Mon salaire, c'est 4 600 roubles (135 euros) par mois, plus une prime de 15 % qui peut ne pas être versée si je commets une faute. Pour ça, je dois être attentive. Il y a des caméras qui nous surveillent. Nous ne devons pas dormir au travail, ni lire, ni manger, même pas un chewing-gum ou un bonbon. Je touche aussi ma retraite, 3 400 roubles (100 euros) par mois, mais c'est tellement peu que je dois continuer à travailler. J'espère qu'on me laissera travailler jusqu'à 70 ans, que je puisse rembourser mes dettes et préparer le «jour noir». Mes funérailles.
Le travail n'est pas ennuyeux. Il faut veiller à ce que personne ne tombe, à arrêter l'escalier à temps, à repérer les passagers avec des paquets trop grands ou des vêtements qui se prennent dans les marches, à veiller aux passagers ivres qui s'étalent ou encore aux pickpockets. Quoique pour les pickpockets, je ne peux pas faire grand-chose, si je voulais les arrêter, ils me mettraient leur poing dans la figure. On fait aussi attention aux bagages suspects : dans notre station, il y a déjà eu une bombe. Heureusement, elle était placée sous un banc en marbre de l'époque stalinienne et il n'y a pas eu de mort. La beauté stalinienne nous a sauvés.
Aujourd'hui, plus personne ne veut faire ce travail, sous terre, pour si peu d'argent. Presque tous mes collègues sont des retraités comme moi. Surtout que les horaires ne sont pas commodes : on travaille huit heures par jour pendant trois jours, puis on a un jour de repos. Je préférais avant, quand on faisait deux journées de 12 heures, puis on avait deux jours de repos, ce qui laissait le temps d'aller à la campagne pour ceux qui ont une datcha.
Ce qui est agréable aujourd'hui, c'est de voir que les gens sont mieux habillés. Mais qu'est ce qu'ils sont devenus nerveux et méchants ! Dans le tunnel des correspondances, à l'heure de pointe, c'est l'horreur. Ils se bousculent pour monter dans l'escalier, tapent sur la cabine à coup de pied ou de poing et nous crient : «Mais qu'est-ce que tu fais là assise dans ta cabine à rien faire !» Comme si j'y pouvais quelque chose ! Sinon, au travail, je ne me dispute jamais, on me respecte.

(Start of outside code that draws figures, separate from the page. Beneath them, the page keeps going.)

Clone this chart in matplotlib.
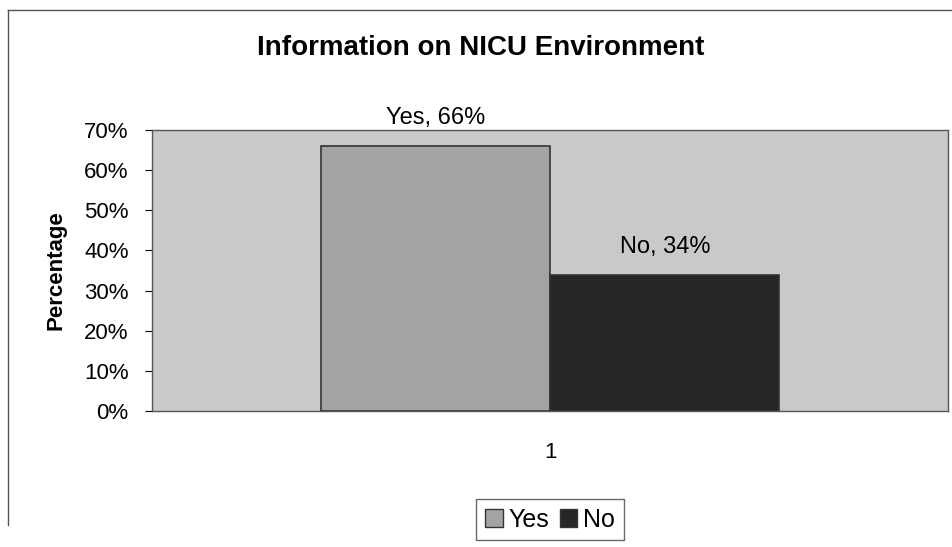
import matplotlib.pyplot as plt
from matplotlib.ticker import PercentFormatter
import matplotlib.patches as mpatches

categories = ['Yes', 'No']
values = [66, 34]
colors = ['#a3a3a3', '#262626']
xcat = [1]

plt.rcParams['font.family'] = ['Liberation Sans', 'DejaVu Sans']

fig = plt.figure(figsize=(9.52, 5.47), dpi=100)
ax = fig.add_axes([0.16, 0.2486, 0.836, 0.5137])
ax.set_facecolor('#c9c9c9')

w = 0.288
offsets = [-w / 2, w / 2]
for cat, val, col, off in zip(categories, values, colors, offsets):
    ax.bar(xcat[0] + off, val, width=w, color=col, edgecolor='#333333', linewidth=1.2, label=cat)
    ax.text(xcat[0] + off, val + 4.2, f'{cat}, {val}%', ha='center', va='bottom', fontsize=17)

ax.set_xlim(0.5, 1.5)
ax.set_ylim(0, 70)
ax.set_yticks(range(0, 71, 10))
ax.yaxis.set_major_formatter(PercentFormatter(decimals=0))
ax.set_xticks(xcat)
ax.set_xticklabels(['1'])
ax.tick_params(axis='y', labelsize=16, length=5, direction='out', pad=12)
ax.tick_params(axis='x', labelsize=16, length=0, pad=22)
for s in ax.spines.values():
    s.set_color('#555555')
    s.set_linewidth(1)
ax.set_ylabel('Percentage', fontsize=16, fontweight='bold', labelpad=13)

fig.text(0.505, 0.913, 'Information on NICU Environment', ha='center', va='center',
         fontsize=20, fontweight='bold')

handles = [mpatches.Patch(facecolor=c, edgecolor='#333333', label=l) for l, c in zip(categories, colors)]
fig.legend(handles=handles, loc='center', bbox_to_anchor=(0.578, 0.05), ncol=2, fontsize=18,
           frameon=True, fancybox=False, edgecolor='#444444', handlelength=0.7, handleheight=0.7,
           handletextpad=0.25, columnspacing=0.4, borderpad=0.35)

# outer chart frame
fig.add_artist(plt.Line2D([0.008, 0.008], [0.04, 0.982], color='#555555', linewidth=1))
fig.add_artist(plt.Line2D([0.008, 1.0], [0.982, 0.982], color='#555555', linewidth=1))

fig.savefig('out.png', dpi=100)
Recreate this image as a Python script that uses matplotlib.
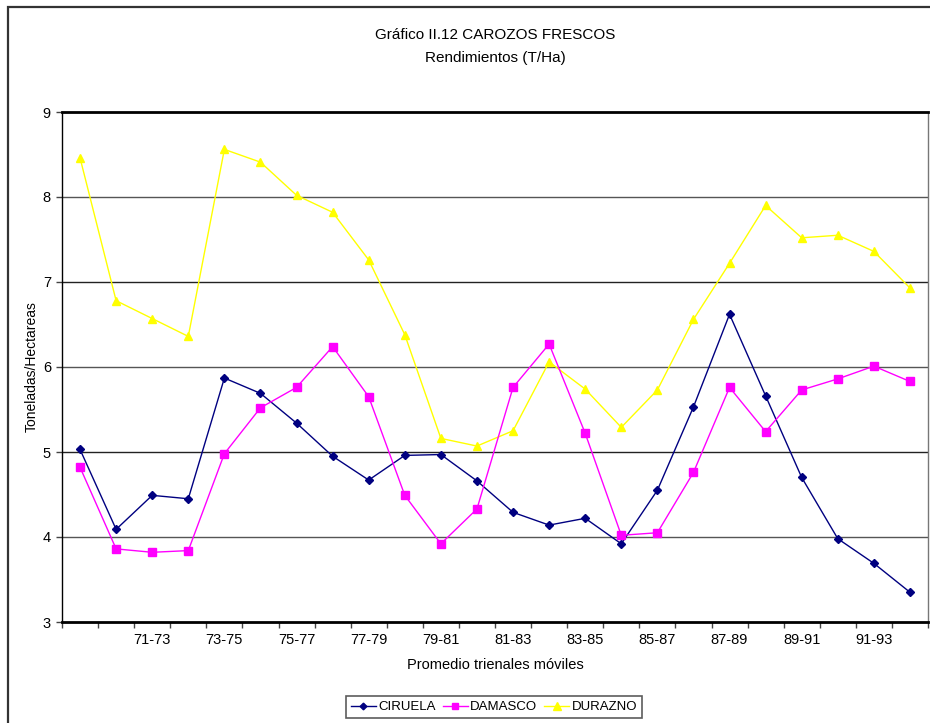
import numpy as np
import matplotlib
matplotlib.use('Agg')
import matplotlib.pyplot as plt
from matplotlib.patches import Rectangle

plt.rcParams['font.family'] = ['Liberation Sans', 'DejaVu Sans']

# categorias: promedios trienales moviles 69-71 ... 92-94
periodos = ['%02d-%02d' % (y, y + 2) for y in range(69, 93)]
ciruela = [5.03, 4.09, 4.49, 4.45, 5.87, 5.69, 5.34, 4.95, 4.67, 4.96, 4.97, 4.66,
           4.29, 4.14, 4.22, 3.92, 4.55, 5.53, 6.62, 5.66, 4.70, 3.98, 3.69, 3.35]
damasco = [4.82, 3.86, 3.82, 3.84, 4.98, 5.52, 5.76, 6.24, 5.65, 4.49, 3.92, 4.33,
           5.76, 6.27, 5.22, 4.02, 4.05, 4.76, 5.76, 5.24, 5.73, 5.86, 6.01, 5.83]
durazno = [8.46, 6.78, 6.57, 6.36, 8.56, 8.41, 8.02, 7.82, 7.26, 6.38, 5.16, 5.07,
           5.25, 6.06, 5.74, 5.29, 5.73, 6.56, 7.22, 7.90, 7.52, 7.55, 7.36, 6.93]
yticks = [3, 4, 5, 6, 7, 8, 9]

fig = plt.figure(figsize=(9.3, 7.23), dpi=100)
ax = fig.add_axes([62/930., 101/723., 866/930., 510/723.])

# marco exterior del grafico
fig.patches.append(Rectangle((8/930., -0.05), 1.1, 1.05 - 7/723., transform=fig.transFigure,
                             fill=False, edgecolor='#333333', linewidth=1.6, zorder=0))

x = np.arange(len(periodos)) + 0.5
for yv in yticks[1:-1]:
    ax.axhline(yv, color='#222222' if yv % 2 else '#555555', linewidth=1.0, zorder=1)

ax.plot(x, ciruela, color='#000080', marker='D', markersize=4, linewidth=1.0,
        label='CIRUELA', zorder=3)
ax.plot(x, damasco, color='#FF00FF', marker='s', markersize=5.5, linewidth=1.0,
        label='DAMASCO', zorder=3)
ax.plot(x, durazno, color='#FFFF00', marker='^', markersize=6, linewidth=1.0,
        label='DURAZNO', zorder=2)

ax.set_xlim(0, len(periodos))
ax.set_ylim(3, 9)
ax.set_yticks(yticks)
ax.set_xticks(np.arange(len(periodos) + 1))
ax.set_xticklabels([])
ax.set_xticks(x[2::2], minor=True)
ax.set_xticklabels(periodos[2::2], minor=True)
ax.tick_params(axis='x', which='minor', length=0, labelsize=10.5, pad=8)
ax.tick_params(axis='x', which='major', direction='out', length=4, width=1, color='#444444')
ax.tick_params(axis='y', direction='out', length=4, width=1, labelsize=10.5, pad=4,
               color='#444444')

ax.spines['top'].set_linewidth(2)
ax.spines['bottom'].set_linewidth(2)
ax.spines['left'].set_linewidth(1)
ax.spines['right'].set_linewidth(1)
ax.spines['right'].set_color('#777777')

ax.set_ylabel('Toneladas/Hectareas', fontsize=10, labelpad=3)
ax.set_xlabel('Promedio trienales móviles', fontsize=10.5, labelpad=8)
fig.text(495/930., 1 - 35/723., 'Gráfico II.12 CAROZOS FRESCOS', ha='center', va='center',
         fontsize=11)
fig.text(495/930., 1 - 58/723., 'Rendimientos (T/Ha)', ha='center', va='center', fontsize=11)

leg = fig.legend(loc='center', bbox_to_anchor=(494/930., 1 - 707/723.), ncol=3,
                 fontsize=9.5, frameon=True, fancybox=False, edgecolor='#333333',
                 handlelength=1.9, handletextpad=0.2, columnspacing=0.5,
                 borderpad=0.35, markerscale=0.85)
leg.get_frame().set_linewidth(1.2)

fig.savefig('out.png', dpi=100)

A l'époque soviétique, j'ai donné 29 fois mon sang. Avec la station voisine, on faisait un concours du collectif de travailleurs qui donnerait le plus son sang.
Le jour de mes 65 ans, une collègue m'a offert un bouquet de roses que j'avais placé dans ma cabine. Les passagers le voyaient en passant et voyaient mon sourire. Ils comprenaient que c'était un jour particulier pour moi. Ce jour-là, ils me saluaient ou me faisaient des sourires.»